Thorstein Veblen
Teoria da Classe Ociosa
Cap. II
Anteriormente à vida predatória, a proeza de um homem era tida como do grupo, e ele era apenas guardião da honra coletiva.
Quando a noção de propriedade em si, especialmente a individual – e a idéia do direito a tal –, surge no pensamento social humano, a classe ociosa se desenvolve paralelamente.
Esta divisão se deu, inicialmente, pela divisão do trabalho por sexos; a propriedade, por sua vez, se expressou de forma clara através da posse da mulher pelo homem. Esta posse foi associada a um troféu pela tomada violenta da mulher do inimigo – “casamento-propriedade”, sob chefia masculina. Essa noção de posse se estendeu à escravidão de modo geral e, mais tarde, a objetos, produtos de sua indústria – o sistema de propriedade sobre bens.
Uma vez instalado este sistema, começa a luta entre homens pela posse de bens, que vai além da necessidade de subsistência. Ao mesmo tempo, a indústria evolui de maneira cada vez mais eficiente, o que faz com que a comunidade crie um excedente de riquezas. Desse modo, a competição se agrava e é almejado o aumento de conforto individual. Além disso, há o componente coletivo na motivação para a aquisição de riqueza: busca-se a honra da posse propriamente dita, que destaca superiormente o dono do resto da comunidade – desenvolve-se a comparação odiosa dentro do grupo.
A propriedade, por conseguinte, se torna prova de sucesso pessoal. Através da busca por essa emulação, a acumulação de bens ocupa o lugar dos troféus predatórios como índice de estima.
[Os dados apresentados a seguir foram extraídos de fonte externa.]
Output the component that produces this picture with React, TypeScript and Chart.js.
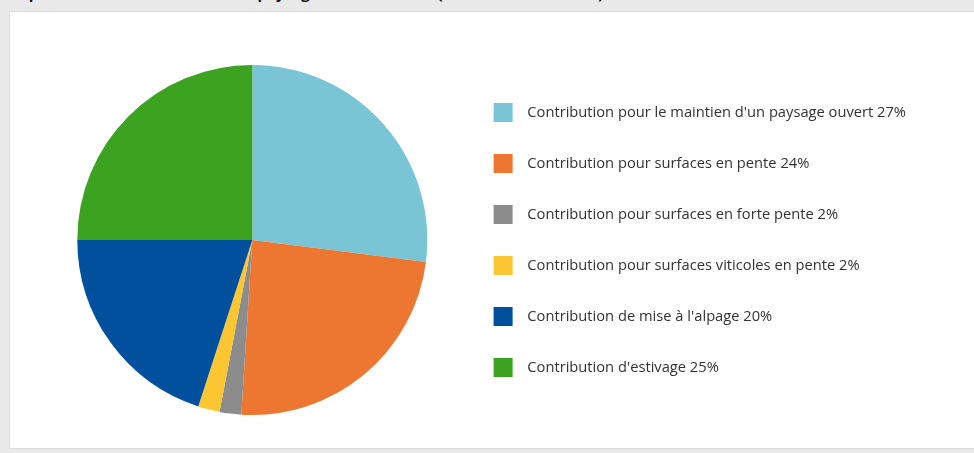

Desde que o indivíduo seja dono dos objetos que porta, independentemente de terem sido adquiridos por mérito próprio ou herança – esta última sugere ainda mais status pelo fato de obter riqueza sem esforço –, ele é digno de honra se estes se sobrepõem às posses dos outros membros. Ele receberá respeito da comunidade. Os demais, por sua vez, sentem sua auto-estima ferida ao deparar-se com uma coleção pessoal que se equipara apenas com o parâmetro do comum. Portanto, a propriedade também se torna requisito de respeito próprio, pois a auto-satisfação está intimamente relacionada com a sua estima avaliada pelo grupo, cujo critério é material.
A manifestação da força persiste no critério popular de eficiência predatória pelo hábito de pensamento. Porém, sua freqüência diminui consideravelmente, já que o conceito de posição social privilegiada está associado com a ausência ou diminuição de esforço físico.
Apesar de a aquisição material ter a capacidade de elevar o status de um sujeito, não há um padrão de suficiência preciso para tal. Ou seja, por mais que ele acumule, ele se acostumará com a riqueza e a satisfação por meio desta cessa. Desse modo, ele tende a aumentar a mesma, o que produzirá um novo critério de suficiência e novos parâmetros do normal – nova classificação pecuniária perante os outros membros. Assim, o desejo pela acumulação nunca se extingue, assim como as necessidades individuais, pois estas se baseiam no sobrepujar de um em relação aos demais.
Alcançado este nível da emulação, o poder obtido através da riqueza se torna por si só motivo para a acumulação mais intensa desta. Paralelamente, o repúdio à atividade fútil ainda revigora, e a aquisição de bens permanece a maneira mais fácil de obter estima social. Nisso, as auto-estimas dos indivíduos entram cada vez mais em colisão, fazendo com que o instinto de artesanato, de realização de ações pecuniárias, se apóie na emulação invejosa de um em relação a outros. O sucesso, portanto, se torna o fim último de todas as ações.